[Records contained in a dataset]
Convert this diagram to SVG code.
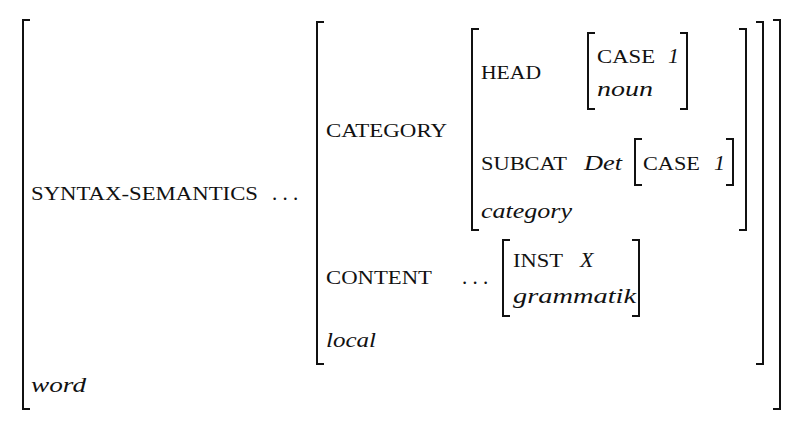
<svg xmlns="http://www.w3.org/2000/svg" width="800" height="431" viewBox="0 0 800 431">
<style>
.b{fill:none;stroke:#111;stroke-width:2}
text{font-family:"Liberation Serif","DejaVu Serif",serif;fill:#111}
.sc{font-size:18px}
.it{font-size:22px;font-style:italic}
.n{font-size:21px}
</style>
<rect width="800" height="431" fill="#fff"/>
<g id="outer">
<path class="b" d="M30,20H23V409H30"/><path class="b" d="M773,20H780V409H773"/>
<text class="sc" x="31" y="200" textLength="227" lengthAdjust="spacingAndGlyphs">SYNTAX-SEMANTICS</text><text class="n" x="272" y="200">. . .</text>
<text class="it" x="31" y="392" textLength="55" lengthAdjust="spacingAndGlyphs">word</text>
</g>
<g id="local">
<path class="b" d="M324,22H317V364H324"/><path class="b" d="M756,22H763V364H756"/>
<text class="sc" x="326" y="137" textLength="121" lengthAdjust="spacingAndGlyphs">CATEGORY</text>
<text class="sc" x="326" y="284" textLength="106" lengthAdjust="spacingAndGlyphs">CONTENT</text><text class="n" x="462" y="284">. . .</text>
<text class="it" x="326" y="347" textLength="50" lengthAdjust="spacingAndGlyphs">local</text>
</g>
<g id="category">
<path class="b" d="M479,29H472V230H479"/><path class="b" d="M739,29H746V230H739"/>
<text class="sc" x="481" y="79" textLength="60" lengthAdjust="spacingAndGlyphs">HEAD</text>
<text class="sc" x="481" y="170" textLength="86" lengthAdjust="spacingAndGlyphs">SUBCAT</text><text class="it" x="584" y="170" textLength="38" lengthAdjust="spacingAndGlyphs">Det</text>
<text class="it" x="481" y="218" textLength="91" lengthAdjust="spacingAndGlyphs">category</text>
</g>
<g id="head">
<path class="b" d="M595,33H588V109H595"/><path class="b" d="M680,33H687V109H680"/>
<text class="sc" x="597" y="63" textLength="58" lengthAdjust="spacingAndGlyphs">CASE</text><text class="it" x="668" y="63">1</text>
<text class="it" x="597" y="96" textLength="56" lengthAdjust="spacingAndGlyphs">noun</text>
</g>
<g id="subcat">
<path class="b" d="M642,139H635V185H642"/><path class="b" d="M726,139H733V185H726"/>
<text class="sc" x="643" y="170" textLength="57" lengthAdjust="spacingAndGlyphs">CASE</text><text class="it" x="714" y="170">1</text>
</g>
<g id="grammatik">
<path class="b" d="M510,240H503V316H510"/><path class="b" d="M632,240H639V316H632"/>
<text class="sc" x="513" y="267" textLength="50" lengthAdjust="spacingAndGlyphs">INST</text><text class="it" x="580" y="267">X</text>
<text class="it" x="513" y="303" textLength="123" lengthAdjust="spacingAndGlyphs">grammatik</text>
</g>
<g id="connectors"/>
</svg>
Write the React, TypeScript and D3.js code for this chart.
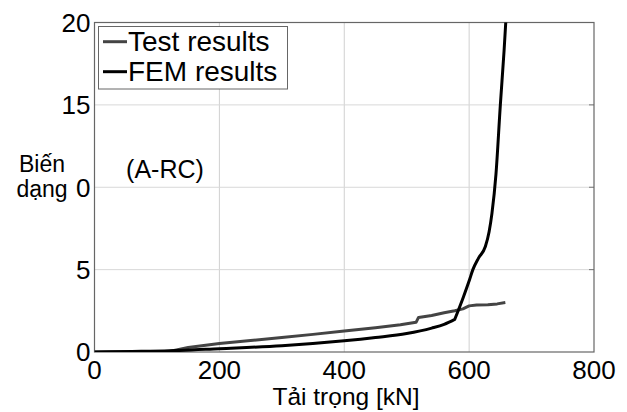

Exercise instructions: From the material above, copy everything exactly but the pictures.

Final result:
Convert this diagram to SVG code.
<svg xmlns="http://www.w3.org/2000/svg" width="800" height="431" viewBox="0 0 800 431">
<style>
.b{fill:none;stroke:#111;stroke-width:2}
text{font-family:"Liberation Serif","DejaVu Serif",serif;fill:#111}
.sc{font-size:18px}
.it{font-size:22px;font-style:italic}
.n{font-size:21px}
</style>
<rect width="800" height="431" fill="#fff"/>
<g id="outer">
<path class="b" d="M30,20H23V409H30"/><path class="b" d="M773,20H780V409H773"/>
<text class="sc" x="31" y="200" textLength="227" lengthAdjust="spacingAndGlyphs">SYNTAX-SEMANTICS</text><text class="n" x="272" y="200">. . .</text>
<text class="it" x="31" y="392" textLength="55" lengthAdjust="spacingAndGlyphs">word</text>
</g>
<g id="local">
<path class="b" d="M324,22H317V364H324"/><path class="b" d="M756,22H763V364H756"/>
<text class="sc" x="326" y="137" textLength="121" lengthAdjust="spacingAndGlyphs">CATEGORY</text>
<text class="sc" x="326" y="284" textLength="106" lengthAdjust="spacingAndGlyphs">CONTENT</text><text class="n" x="462" y="284">. . .</text>
<text class="it" x="326" y="347" textLength="50" lengthAdjust="spacingAndGlyphs">local</text>
</g>
<g id="category">
<path class="b" d="M479,29H472V230H479"/><path class="b" d="M739,29H746V230H739"/>
<text class="sc" x="481" y="79" textLength="60" lengthAdjust="spacingAndGlyphs">HEAD</text>
<text class="sc" x="481" y="170" textLength="86" lengthAdjust="spacingAndGlyphs">SUBCAT</text><text class="it" x="584" y="170" textLength="38" lengthAdjust="spacingAndGlyphs">Det</text>
<text class="it" x="481" y="218" textLength="91" lengthAdjust="spacingAndGlyphs">category</text>
</g>
<g id="head">
<path class="b" d="M595,33H588V109H595"/><path class="b" d="M680,33H687V109H680"/>
<text class="sc" x="597" y="63" textLength="58" lengthAdjust="spacingAndGlyphs">CASE</text><text class="it" x="668" y="63">1</text>
<text class="it" x="597" y="96" textLength="56" lengthAdjust="spacingAndGlyphs">noun</text>
</g>
<g id="subcat">
<path class="b" d="M642,139H635V185H642"/><path class="b" d="M726,139H733V185H726"/>
<text class="sc" x="643" y="170" textLength="57" lengthAdjust="spacingAndGlyphs">CASE</text><text class="it" x="714" y="170">1</text>
</g>
<g id="grammatik">
<path class="b" d="M510,240H503V316H510"/><path class="b" d="M632,240H639V316H632"/>
<text class="sc" x="513" y="267" textLength="50" lengthAdjust="spacingAndGlyphs">INST</text><text class="it" x="580" y="267">X</text>
<text class="it" x="513" y="303" textLength="123" lengthAdjust="spacingAndGlyphs">grammatik</text>
</g>
<g id="connectors"/>
</svg>
Write the React, TypeScript and D3.js code for this chart.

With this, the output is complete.